§ **What the task asks**
Pictures don't belong in the copy; print all the records exactly.

- - - - - - -

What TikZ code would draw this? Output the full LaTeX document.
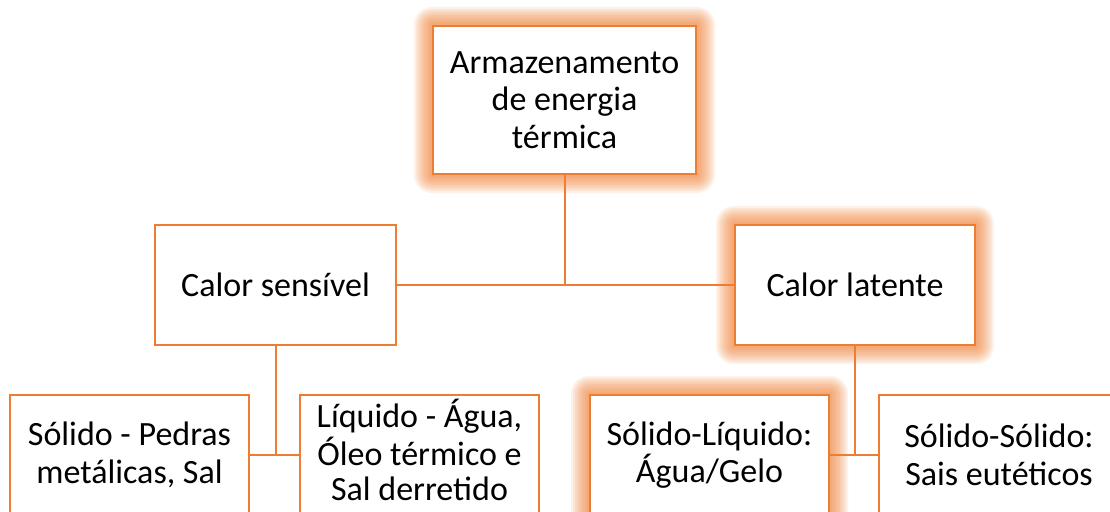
\documentclass[tikz,border=0pt]{standalone}
\usepackage{fontspec}
\setmainfont{Carlito}
\usetikzlibrary{calc,backgrounds}

\definecolor{accent}{HTML}{ED7D31}

% soft orange halo behind a node
\newcommand{\halo}[1]{%
  \begin{scope}[on background layer]
    \foreach \g in {18,16,...,2}
      \fill[accent, opacity=0.11, rounded corners=\g pt]
        ($(#1.south west)+(-\g,\g)$) rectangle ($(#1.north east)+(\g,-\g)$);
  \end{scope}}

\begin{document}
\begin{tikzpicture}
        [x=1pt, y=-1pt,
        box/.style={rectangle, draw=accent, line width=2pt, fill=white,
                    minimum width=240pt, minimum height=120pt, inner sep=0pt,
                    align=center, font=\fontsize{34}{37.5}\selectfont},
        link/.style={draw=accent, line width=2pt},
        thinlink/.style={draw=accent, line width=1.3pt}]

        \useasboundingbox (0,0) rectangle (1110,511);

        % Top level
        \node[box, minimum width=263pt, minimum height=148pt] (top) at (564.5,100)
             {Armazenamento\\de energia\\térmica};

        % Second level
        \node[box, minimum width=241pt] (sens) at (275.5,285) {Calor sensível};
        \node[box] (lat) at (855,285) {Calor latente};

        % Third level
        \node[box, minimum width=239pt] (pedras) at (129.5,455) {Sólido - Pedras\\metálicas, Sal};
        \node[box, minimum width=239pt, font=\fontsize{34}{35}\selectfont] (liq) at (419.5,455)
             {\raisebox{5pt}{\begin{tabular}{@{}c@{}}Líquido - Água,\\Óleo térmico e\\Sal derretido\end{tabular}}};
        \node[box, minimum width=239pt] (sl) at (709.5,455) {Sólido-Líquido:\\Água/Gelo};
        \node[box] (ss) at (999,455) {Sólido-Sólido:\\Sais eutéticos};

        % Halos on the highlighted boxes
        \halo{top}
        \halo{lat}
        \halo{sl}

        % Connectors
        \draw[link] (top.south) -- (top.south |- lat.west) -- (lat.west);
        \draw[thinlink] (sens.east) -- (top.south |- sens.east);

        \draw[link] (sens.south) -- (sens.south |- pedras.east);
        \draw[thinlink] (pedras.east) -- (liq.west);

        \draw[link] (lat.south) -- (lat.south |- sl.east) -- (sl.east);
        \draw[thinlink] (lat.south |- ss.west) -- (ss.west);

    \end{tikzpicture}
\end{document}
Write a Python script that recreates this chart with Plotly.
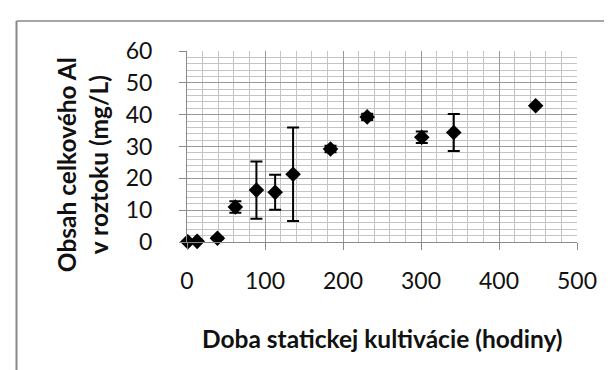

- - - - - - -

§ **In response**
What TikZ code would draw this? Output the full LaTeX document.
\documentclass[tikz,border=0pt]{standalone}
\usepackage{fontspec}
\setmainfont{Carlito}
\usetikzlibrary{calc,backgrounds}

\definecolor{accent}{HTML}{ED7D31}

% soft orange halo behind a node
\newcommand{\halo}[1]{%
  \begin{scope}[on background layer]
    \foreach \g in {18,16,...,2}
      \fill[accent, opacity=0.11, rounded corners=\g pt]
        ($(#1.south west)+(-\g,\g)$) rectangle ($(#1.north east)+(\g,-\g)$);
  \end{scope}}

\begin{document}
\begin{tikzpicture}
        [x=1pt, y=-1pt,
        box/.style={rectangle, draw=accent, line width=2pt, fill=white,
                    minimum width=240pt, minimum height=120pt, inner sep=0pt,
                    align=center, font=\fontsize{34}{37.5}\selectfont},
        link/.style={draw=accent, line width=2pt},
        thinlink/.style={draw=accent, line width=1.3pt}]

        \useasboundingbox (0,0) rectangle (1110,511);

        % Top level
        \node[box, minimum width=263pt, minimum height=148pt] (top) at (564.5,100)
             {Armazenamento\\de energia\\térmica};

        % Second level
        \node[box, minimum width=241pt] (sens) at (275.5,285) {Calor sensível};
        \node[box] (lat) at (855,285) {Calor latente};

        % Third level
        \node[box, minimum width=239pt] (pedras) at (129.5,455) {Sólido - Pedras\\metálicas, Sal};
        \node[box, minimum width=239pt, font=\fontsize{34}{35}\selectfont] (liq) at (419.5,455)
             {\raisebox{5pt}{\begin{tabular}{@{}c@{}}Líquido - Água,\\Óleo térmico e\\Sal derretido\end{tabular}}};
        \node[box, minimum width=239pt] (sl) at (709.5,455) {Sólido-Líquido:\\Água/Gelo};
        \node[box] (ss) at (999,455) {Sólido-Sólido:\\Sais eutéticos};

        % Halos on the highlighted boxes
        \halo{top}
        \halo{lat}
        \halo{sl}

        % Connectors
        \draw[link] (top.south) -- (top.south |- lat.west) -- (lat.west);
        \draw[thinlink] (sens.east) -- (top.south |- sens.east);

        \draw[link] (sens.south) -- (sens.south |- pedras.east);
        \draw[thinlink] (pedras.east) -- (liq.west);

        \draw[link] (lat.south) -- (lat.south |- sl.east) -- (sl.east);
        \draw[thinlink] (lat.south |- ss.west) -- (ss.west);

    \end{tikzpicture}
\end{document}
Write a Python script that recreates this chart with Plotly.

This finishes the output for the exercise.